Amendments 329 and 360, tabled by my noble friend Lord Greenhalgh, raise the important issue of how the Government intend to apply the levy to publicly funded infrastructure, such as the provision of emergency services. I very much agree with my noble friend that it would not make sense for infrastructure that is provided for the benefit of the general public to be charged a levy for providing additional public benefits. New Section 204D(5)(h) in Schedule 11 provides powers to set out levy exemptions or reduced rates in regulations. It is our intention that publicly funded infrastructure will not be subject to the levy, and we are currently exploring this as part of our levy consultation. That would include infrastructure delivered by the emergency services. Even with such an exemption, all development, including publicly funded infrastructure, will be required to deliver the infrastructure that is integral to the functioning of the site. That may include, for instance, sustainable drainage or safe internal road layouts on emergency services sites. We propose to retain the use of planning conditions and a restricted use of Section 106 agreements to secure such matters.
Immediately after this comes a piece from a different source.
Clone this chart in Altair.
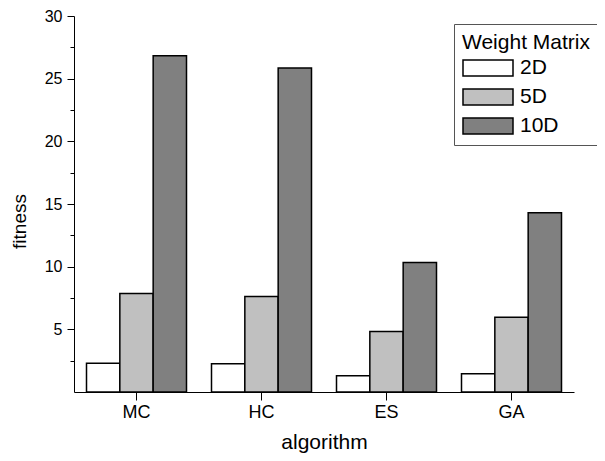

Amendment 360 also seeks to create an exemption for infrastructure provided by the emergency services in the existing developer contributions system. Local authorities may negotiate a Section 106 agreement only where it is necessary in planning terms. For the
reasons I have already mentioned, it remains important that the direct impacts of public infrastructure can be addressed, under both the new and existing systems. Local authorities are also able to zero-rate public infrastructure in their community infrastructure levy charging schedules.
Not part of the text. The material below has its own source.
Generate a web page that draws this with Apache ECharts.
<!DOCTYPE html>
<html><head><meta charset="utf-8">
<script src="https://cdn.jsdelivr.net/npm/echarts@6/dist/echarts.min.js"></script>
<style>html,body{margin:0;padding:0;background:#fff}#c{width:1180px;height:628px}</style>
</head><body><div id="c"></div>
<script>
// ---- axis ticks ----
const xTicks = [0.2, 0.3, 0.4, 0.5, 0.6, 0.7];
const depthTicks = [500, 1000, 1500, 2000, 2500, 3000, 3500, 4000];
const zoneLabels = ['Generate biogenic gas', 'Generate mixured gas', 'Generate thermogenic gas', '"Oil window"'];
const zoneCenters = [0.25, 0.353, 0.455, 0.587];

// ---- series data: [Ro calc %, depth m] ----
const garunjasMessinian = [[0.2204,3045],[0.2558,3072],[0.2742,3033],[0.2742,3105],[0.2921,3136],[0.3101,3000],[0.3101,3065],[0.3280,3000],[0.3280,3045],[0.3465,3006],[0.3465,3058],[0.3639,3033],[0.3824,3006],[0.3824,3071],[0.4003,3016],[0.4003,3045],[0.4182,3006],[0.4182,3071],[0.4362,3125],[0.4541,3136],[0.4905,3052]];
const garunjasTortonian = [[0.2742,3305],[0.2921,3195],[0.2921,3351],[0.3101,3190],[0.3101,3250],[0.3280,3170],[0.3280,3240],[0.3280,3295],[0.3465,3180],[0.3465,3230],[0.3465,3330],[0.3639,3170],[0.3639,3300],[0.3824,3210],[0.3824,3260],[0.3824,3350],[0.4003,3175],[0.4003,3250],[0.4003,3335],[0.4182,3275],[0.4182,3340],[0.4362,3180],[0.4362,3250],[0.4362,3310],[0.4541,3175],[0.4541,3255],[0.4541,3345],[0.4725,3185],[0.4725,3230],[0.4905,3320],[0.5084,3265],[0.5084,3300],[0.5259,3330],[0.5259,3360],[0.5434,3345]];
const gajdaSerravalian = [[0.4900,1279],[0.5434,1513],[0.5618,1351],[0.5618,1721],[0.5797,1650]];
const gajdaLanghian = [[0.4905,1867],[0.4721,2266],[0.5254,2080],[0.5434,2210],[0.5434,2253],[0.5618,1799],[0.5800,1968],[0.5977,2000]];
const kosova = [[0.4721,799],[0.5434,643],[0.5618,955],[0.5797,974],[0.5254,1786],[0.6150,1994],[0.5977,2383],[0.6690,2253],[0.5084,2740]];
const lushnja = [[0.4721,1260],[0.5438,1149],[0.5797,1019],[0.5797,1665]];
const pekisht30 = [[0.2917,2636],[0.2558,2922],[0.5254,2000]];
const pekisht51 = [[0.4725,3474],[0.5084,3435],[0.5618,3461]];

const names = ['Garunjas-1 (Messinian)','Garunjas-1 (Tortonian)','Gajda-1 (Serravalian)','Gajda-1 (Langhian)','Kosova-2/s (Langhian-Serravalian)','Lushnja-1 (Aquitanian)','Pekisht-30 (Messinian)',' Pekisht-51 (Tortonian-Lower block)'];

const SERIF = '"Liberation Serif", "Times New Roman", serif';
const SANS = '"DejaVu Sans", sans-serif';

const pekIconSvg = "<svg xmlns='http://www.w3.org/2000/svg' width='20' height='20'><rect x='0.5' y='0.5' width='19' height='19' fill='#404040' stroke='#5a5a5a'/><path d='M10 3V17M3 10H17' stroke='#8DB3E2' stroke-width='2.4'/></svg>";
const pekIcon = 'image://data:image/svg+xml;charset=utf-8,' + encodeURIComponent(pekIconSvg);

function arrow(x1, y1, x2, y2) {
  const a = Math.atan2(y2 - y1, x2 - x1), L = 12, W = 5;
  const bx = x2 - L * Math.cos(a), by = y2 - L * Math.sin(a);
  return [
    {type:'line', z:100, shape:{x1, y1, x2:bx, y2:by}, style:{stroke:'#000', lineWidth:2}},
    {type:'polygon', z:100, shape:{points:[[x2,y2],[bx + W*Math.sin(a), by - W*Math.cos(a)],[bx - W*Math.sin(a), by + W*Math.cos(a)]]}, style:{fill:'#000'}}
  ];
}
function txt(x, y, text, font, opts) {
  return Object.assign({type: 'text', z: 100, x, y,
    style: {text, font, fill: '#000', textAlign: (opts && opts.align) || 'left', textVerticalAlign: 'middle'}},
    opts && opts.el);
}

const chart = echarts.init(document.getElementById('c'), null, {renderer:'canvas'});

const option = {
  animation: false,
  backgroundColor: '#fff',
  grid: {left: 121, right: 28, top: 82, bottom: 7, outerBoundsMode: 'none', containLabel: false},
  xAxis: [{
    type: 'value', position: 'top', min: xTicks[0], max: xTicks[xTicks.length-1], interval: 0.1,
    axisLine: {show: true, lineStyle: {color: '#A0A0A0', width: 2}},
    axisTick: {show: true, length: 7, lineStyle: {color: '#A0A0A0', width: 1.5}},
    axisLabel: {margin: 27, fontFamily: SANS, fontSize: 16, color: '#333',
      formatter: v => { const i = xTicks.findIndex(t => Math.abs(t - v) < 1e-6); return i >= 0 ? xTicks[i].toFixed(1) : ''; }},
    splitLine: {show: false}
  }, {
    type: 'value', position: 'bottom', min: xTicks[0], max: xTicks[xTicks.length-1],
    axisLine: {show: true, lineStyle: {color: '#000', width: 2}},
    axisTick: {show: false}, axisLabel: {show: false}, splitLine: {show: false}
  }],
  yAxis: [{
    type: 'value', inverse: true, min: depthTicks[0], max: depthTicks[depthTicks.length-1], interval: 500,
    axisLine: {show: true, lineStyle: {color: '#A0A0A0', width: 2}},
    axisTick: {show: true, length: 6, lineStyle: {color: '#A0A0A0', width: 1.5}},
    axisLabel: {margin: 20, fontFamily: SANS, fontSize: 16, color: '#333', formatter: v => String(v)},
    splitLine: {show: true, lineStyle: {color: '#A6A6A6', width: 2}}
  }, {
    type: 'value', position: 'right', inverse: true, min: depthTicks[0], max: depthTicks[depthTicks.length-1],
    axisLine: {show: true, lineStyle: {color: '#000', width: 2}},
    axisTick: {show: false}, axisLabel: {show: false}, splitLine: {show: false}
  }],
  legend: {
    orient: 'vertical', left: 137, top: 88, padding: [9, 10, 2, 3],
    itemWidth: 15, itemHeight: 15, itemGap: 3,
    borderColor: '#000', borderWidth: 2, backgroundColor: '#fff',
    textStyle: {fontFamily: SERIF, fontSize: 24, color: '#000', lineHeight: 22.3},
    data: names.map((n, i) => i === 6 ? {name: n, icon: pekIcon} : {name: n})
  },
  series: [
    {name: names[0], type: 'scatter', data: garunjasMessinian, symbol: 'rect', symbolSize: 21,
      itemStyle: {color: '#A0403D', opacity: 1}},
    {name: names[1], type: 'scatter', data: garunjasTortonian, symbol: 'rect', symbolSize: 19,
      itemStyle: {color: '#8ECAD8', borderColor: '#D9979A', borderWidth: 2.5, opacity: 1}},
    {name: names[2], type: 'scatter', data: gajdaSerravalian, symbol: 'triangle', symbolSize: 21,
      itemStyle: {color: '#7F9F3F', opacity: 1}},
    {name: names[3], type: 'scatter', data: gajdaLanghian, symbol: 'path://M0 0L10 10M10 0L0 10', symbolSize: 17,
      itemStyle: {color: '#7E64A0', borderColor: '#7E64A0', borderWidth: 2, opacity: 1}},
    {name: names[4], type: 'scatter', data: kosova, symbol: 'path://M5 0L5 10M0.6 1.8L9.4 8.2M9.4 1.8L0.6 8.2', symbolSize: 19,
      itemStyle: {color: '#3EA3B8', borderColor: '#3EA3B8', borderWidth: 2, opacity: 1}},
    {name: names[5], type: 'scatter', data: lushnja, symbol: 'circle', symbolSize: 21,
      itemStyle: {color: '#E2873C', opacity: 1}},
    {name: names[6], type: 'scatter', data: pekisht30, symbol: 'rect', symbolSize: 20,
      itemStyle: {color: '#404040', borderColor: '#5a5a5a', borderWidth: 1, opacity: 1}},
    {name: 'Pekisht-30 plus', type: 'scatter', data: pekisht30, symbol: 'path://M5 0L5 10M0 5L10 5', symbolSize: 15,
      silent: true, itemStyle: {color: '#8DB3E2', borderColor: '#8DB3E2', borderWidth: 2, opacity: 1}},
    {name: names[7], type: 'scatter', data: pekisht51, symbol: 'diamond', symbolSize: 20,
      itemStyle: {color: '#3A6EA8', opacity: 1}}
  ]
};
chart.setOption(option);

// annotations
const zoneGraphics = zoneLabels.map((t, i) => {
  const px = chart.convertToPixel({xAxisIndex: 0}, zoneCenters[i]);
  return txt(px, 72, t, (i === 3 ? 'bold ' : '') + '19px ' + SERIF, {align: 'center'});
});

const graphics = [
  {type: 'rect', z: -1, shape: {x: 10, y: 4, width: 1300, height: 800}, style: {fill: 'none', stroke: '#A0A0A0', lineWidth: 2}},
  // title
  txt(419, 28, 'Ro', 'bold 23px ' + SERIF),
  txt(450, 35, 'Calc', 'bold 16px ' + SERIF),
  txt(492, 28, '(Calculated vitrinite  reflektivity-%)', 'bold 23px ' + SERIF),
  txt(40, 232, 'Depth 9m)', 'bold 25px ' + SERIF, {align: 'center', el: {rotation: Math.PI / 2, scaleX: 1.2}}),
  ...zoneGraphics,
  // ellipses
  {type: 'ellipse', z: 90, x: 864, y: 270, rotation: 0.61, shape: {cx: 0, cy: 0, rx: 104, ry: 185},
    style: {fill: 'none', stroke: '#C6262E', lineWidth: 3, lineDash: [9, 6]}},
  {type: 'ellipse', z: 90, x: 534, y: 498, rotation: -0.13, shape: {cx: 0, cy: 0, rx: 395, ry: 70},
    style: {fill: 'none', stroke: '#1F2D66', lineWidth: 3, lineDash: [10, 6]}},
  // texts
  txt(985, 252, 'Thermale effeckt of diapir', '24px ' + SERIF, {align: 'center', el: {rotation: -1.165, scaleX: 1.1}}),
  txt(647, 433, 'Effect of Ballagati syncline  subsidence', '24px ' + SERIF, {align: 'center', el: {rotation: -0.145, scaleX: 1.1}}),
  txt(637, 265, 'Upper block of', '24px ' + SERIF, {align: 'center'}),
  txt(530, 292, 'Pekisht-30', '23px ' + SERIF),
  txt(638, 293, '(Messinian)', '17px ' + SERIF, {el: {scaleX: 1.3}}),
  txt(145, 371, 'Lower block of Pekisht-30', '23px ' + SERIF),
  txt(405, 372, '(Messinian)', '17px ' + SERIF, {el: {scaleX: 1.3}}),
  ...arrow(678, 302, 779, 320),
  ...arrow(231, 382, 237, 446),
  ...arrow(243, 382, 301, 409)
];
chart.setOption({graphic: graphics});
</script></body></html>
Amendment 360 also seeks to make further changes to how the existing system takes account of requests for Section 106 and community infrastructure levy funding from emergency services providers, and to when payments towards infrastructure are made. Issues concerning how the existing developer contributions system works are dealt with in policy and statutory guidance for all other infrastructure providers. We do not say anywhere in primary legislation that, when making decisions about developer contributions, local planning authorities should give particular weight to the representations of a specific infrastructure provider. That would unnecessarily constrain local authorities’ discretion.
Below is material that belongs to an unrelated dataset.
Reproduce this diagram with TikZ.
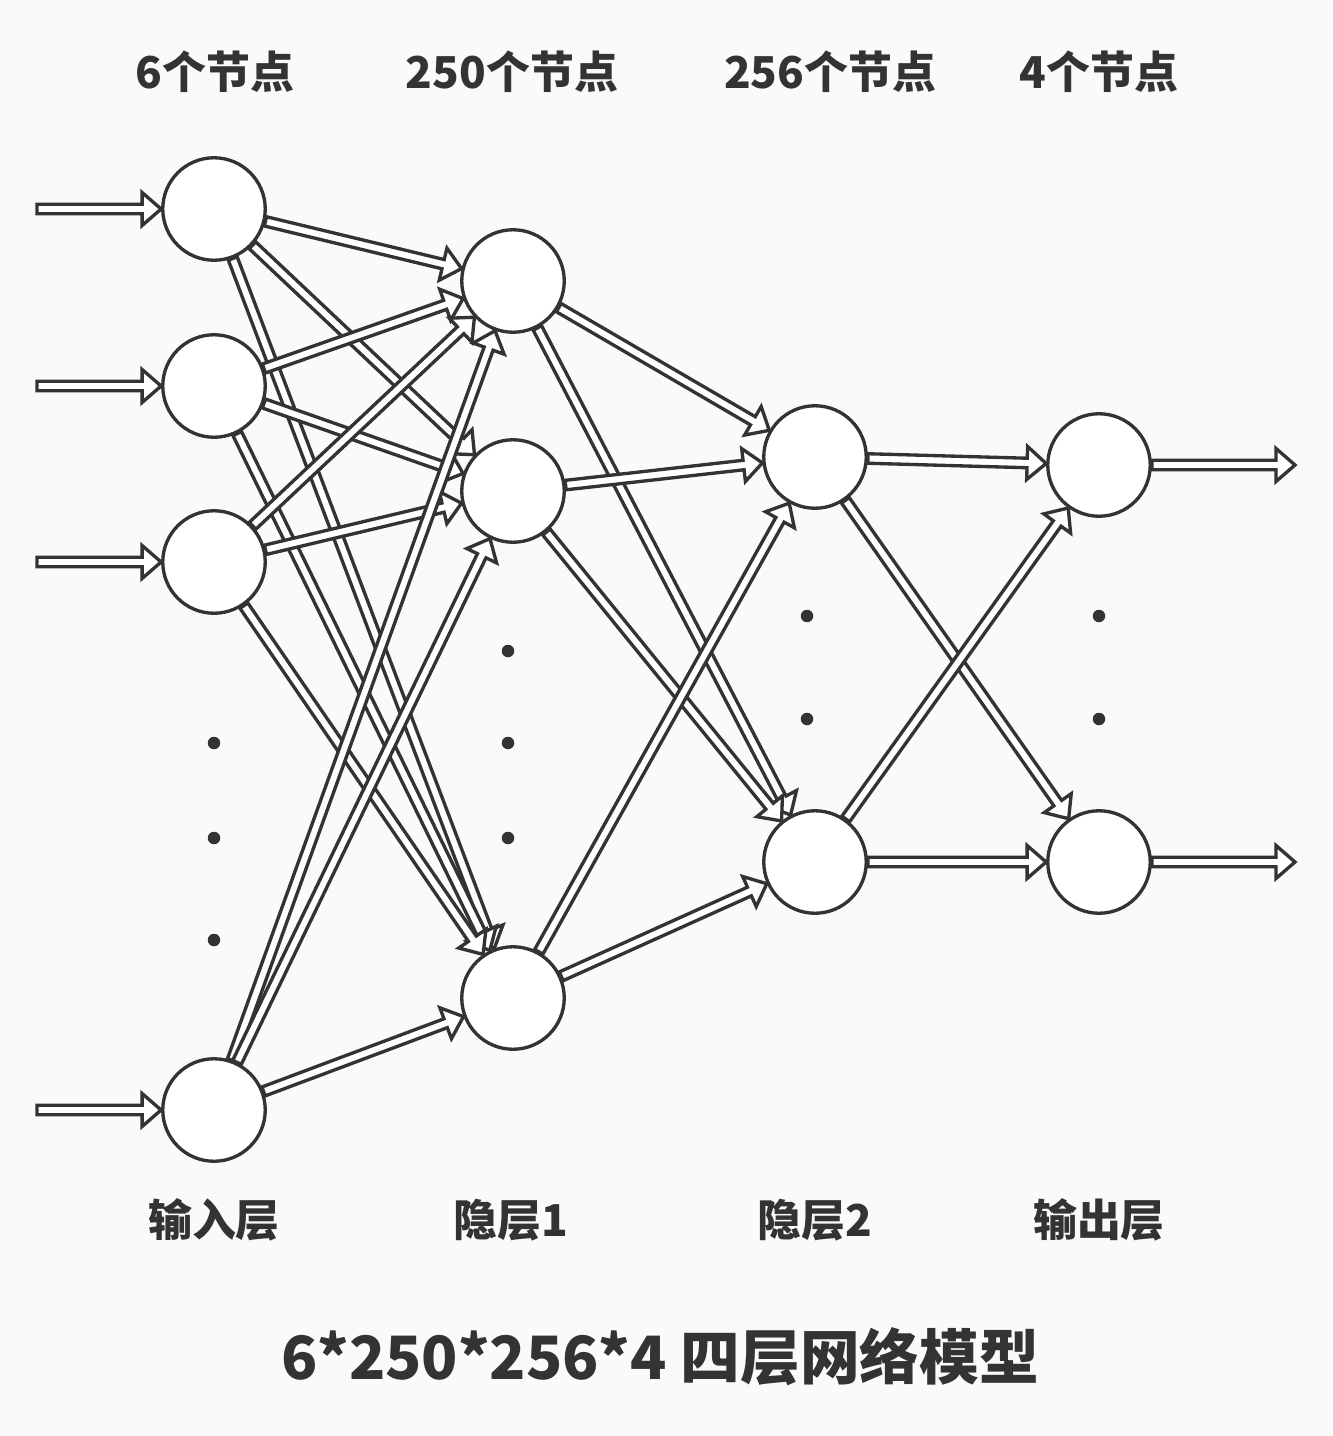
\documentclass[tikz,border=0pt]{standalone}
\usepackage{fontspec}
\usepackage{tikz}
\usetikzlibrary{calc}
\newfontfamily\cjk{Noto Sans CJK SC}
\definecolor{inkgray}{RGB}{51, 51, 51}
\definecolor{paper}{RGB}{250, 250, 250}

% hollow block arrow from node #1 to node #2
\newcommand{\shaftw}{0.095cm}
\newcommand{\headw}{0.33cm}
\newcommand{\headl}{0.38cm}
\newcommand{\blockarrow}[2]{%
  \path (#1) -- coordinate[pos=0] (ba-s) coordinate[pos=1] (ba-e) (#2);
  \coordinate (ba-m) at ($(ba-e)!\headl!(ba-s)$);
  \draw[blk] ($(ba-s)!\shaftw!90:(ba-e)$) -- ($(ba-m)!\shaftw!90:(ba-e)$)
    -- ($(ba-m)!\headw!90:(ba-e)$) -- (ba-e)
    -- ($(ba-m)!\headw!-90:(ba-e)$) -- ($(ba-m)!\shaftw!-90:(ba-e)$)
    -- ($(ba-s)!\shaftw!-90:(ba-e)$) -- cycle;}

\begin{document}
\begin{tikzpicture}[
    x=0.02cm, y=-0.02cm,
    neuron/.style={circle, draw=inkgray, fill=white, line width=1.9pt,
                   minimum size=2.05cm, inner sep=0pt},
    blk/.style={draw=inkgray, fill=white, line width=1.9pt, line join=miter},
    lbl/.style={font=\cjk\bfseries\fontsize{25}{30}\selectfont, text=inkgray},
    ttl/.style={font=\cjk\bfseries\fontsize{34}{40}\selectfont, text=inkgray},
    dot/.style={circle, fill=inkgray, inner sep=0pt, minimum size=0.25cm},
  ]
  \fill[paper] (0,0) rectangle (1332,1436);
  \useasboundingbox (0,0) rectangle (1332,1436);

  % layers
  \node[neuron] (a1) at (214, 209) {};
  \node[neuron] (a2) at (214, 386) {};
  \node[neuron] (a3) at (214, 562) {};
  \node[neuron] (a4) at (214,1110) {};

  \node[neuron] (b1) at (513, 281) {};
  \node[neuron] (b2) at (513, 491) {};
  \node[neuron] (b3) at (513, 998) {};

  \node[neuron] (c1) at (815, 457) {};
  \node[neuron] (c2) at (815, 862) {};

  \node[neuron] (d1) at (1099, 465) {};
  \node[neuron] (d2) at (1099, 862) {};

  % free ends
  \coordinate (in1) at (37, 209);
  \coordinate (in2) at (37, 386);
  \coordinate (in3) at (37, 562);
  \coordinate (in4) at (37,1110);
  \coordinate (out1) at (1295, 465);
  \coordinate (out2) at (1295, 862);

  % connections
  \foreach \i in {1,...,4} {\blockarrow{in\i}{a\i}}
  \foreach \i in {1,...,4} {
    \foreach \j in {1,...,3} {\blockarrow{a\i}{b\j}}}
  \foreach \j in {1,...,3} {
    \foreach \k in {1,2} {\blockarrow{b\j}{c\k}}}
  \foreach \k in {1,2} {
    \foreach \l in {1,2} {\blockarrow{c\k}{d\l}}}
  \blockarrow{d1}{out1}
  \blockarrow{d2}{out2}

  % dots
  \node[dot] (ad1) at (214, 743) {};
  \node[dot] (ad2) at (214, 838) {};
  \node[dot] (ad3) at (214, 940) {};
  \node[dot] (bd1) at (508, 651) {};
  \node[dot] (bd2) at (508, 743) {};
  \node[dot] (bd3) at (508, 838) {};
  \node[dot] (cd1) at (807, 616) {};
  \node[dot] (cd2) at (807, 719) {};
  \node[dot] (dd1) at (1099, 616) {};
  \node[dot] (dd2) at (1099, 719) {};

  % labels
  \node[lbl] (na) at (215, 72) {6个节点};
  \node[lbl] (nb) at (512, 72) {250个节点};
  \node[lbl] (nc) at (830, 72) {256个节点};
  \node[lbl] (nd) at (1099, 72) {4个节点};

  \node[lbl] (la) at (214, 1220) {输入层};
  \node[lbl] (lb) at (511, 1220) {隐层1};
  \node[lbl] (lc) at (815, 1220) {隐层2};
  \node[lbl] (ld) at (1099, 1220) {输出层};

  \node[ttl] (title) at (660, 1357) {6*250*256*4 四层网络模型};
\end{tikzpicture}
\end{document}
However, I am content to put on record that the department will happily engage with my noble friend Lord Greenhalgh and representatives of the emergency services to explore how revisions to existing national policy and statutory guidance could address the concerns he raised. I understand that the Housing Minister has already written to him to this effect. While it is not the aim of the Bill to introduce changes to the existing system, I appreciate that it is important that payments under Section 106 and the CIL be made at the appropriate time and that local authorities have the tools to negotiate the timing of infrastructure delivery at the right point. We keep the operation of the existing system under continuous review and my officials will continue to engage with the sector to see if anything else may be needed.